Vitamin Cancer Claims. Pharmaceutical giant, Bayer, is in trouble, yet again. This time for making allegedly bogus claims about its Men’s One A Day multivitamins. The Center for Science in the Public Interest (CSPI) is suing Bayer for claims that the selenium in the popular men’s vitamins could help reduce prostate cancer risks, said CSPINet.
In June, the CSPI contacted Bayer, demanding it change how it markets Men’s One A Day following a prior study—SELECT, considered the largest prostate cancer prevention trial—revealed that selenium supplements to not prevent prostate cancer, said CSPINet, which noted that the discovery was made eight months prior.
The study, as well as another study, also found that supplemental selenium could actually raise diabetes risks three-fold, said CSPINet. The lawsuit was filed, said CSPINet, in San Francisco’s Superior Court of California.
Immediately following CSPI’s demand to Bayer, the U.S. Food and Drug Administration (FDA) issued its own letter that contained “qualified health claim language for use on labels,” said CSPINet that noted, among other things, that it was “highly unlikely that selenium supplements reduce the risk of prostate cancer,” quoted CSPINet.
The letter put the drug maker in a position in which it had to change a good amount—but not all—of its marketing; however, it refused to recall existing stock that contained the bogus information, did not remove false claims from some Men’s One A Day marketing, and would not confirm in writing that it would refrain from making those bogus claims going forward, said CSPINet.
This is not the first time that Bayer has been connected with other false claims and not the first time we have written about such claims.
CSPI is acting to ensure that Bayer is permanently stopped from deceiving consumers
According to CSPI’s litigation director, Stephen Gardner, “Given Bayer’s long history of wrongdoing in other cases, CSPI is acting to ensure that Bayer is permanently stopped from deceiving consumers about selenium.” The CSPI also pointed out a number of other situations in which Bayer was involved in just the past several years:
- 2001: Bayer paid $14 million to U.S. and state governments to settle allegations its actions helped health care providers submit inflated Medicaid drug claims.
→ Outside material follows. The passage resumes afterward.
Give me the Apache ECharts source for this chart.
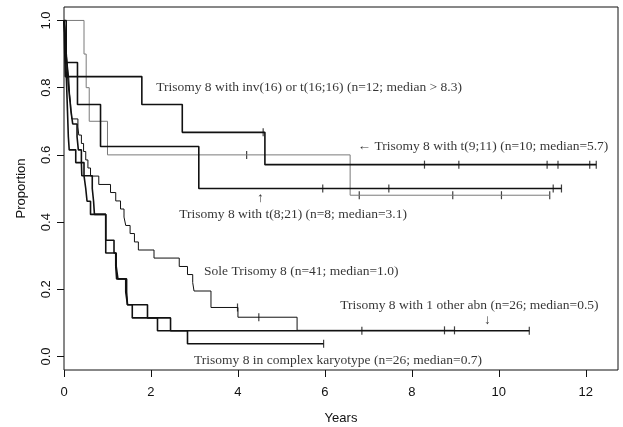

- 2003: Bayer pleaded guilty to a criminal charge, paying $257 million in fines and penalties following a whistleblower’s revealing a Bayer plan to inflate Cipro (antibiotic) prices. According to news at the time, the case was the largest Medicaid fraud recovery.
- 2004: Bayer pleaded guilty to a criminal charge, paying a $66 million fine following a Justice Department (DOJ) investigation into its role in a price-fixing scheme involving a rubber products chemical. Two Bayer executives separately pleaded guilty; both were sentenced to prison.
- 2007: Bayer paid $8 million to over state attorneys general allegations that it did not warn physicians and consumers about safety issues concerning its cholesterol-lowering Baycol. Baycol in no longer on the market.
- 2007: Bayer paid a $3.2 million fine as part of a consent decree reached with the Federal Trade Commission (FTC) and the DOJ over weight-loss claims the FTC said violated an earlier order mandating “health claims for One A Day be supported by competent and reliable scientific evidence.” The CSPI alleges Bayer’s prostate claims for the supplement are in violation of the decree.
- 2009: The FDA mandated Bayer to run a correction to its Yaz (birth control) marketing that cost $20-million. It also must submit its ads to the agency for approval resulting from a legal settlement obtained by some state attorneys general and the agency.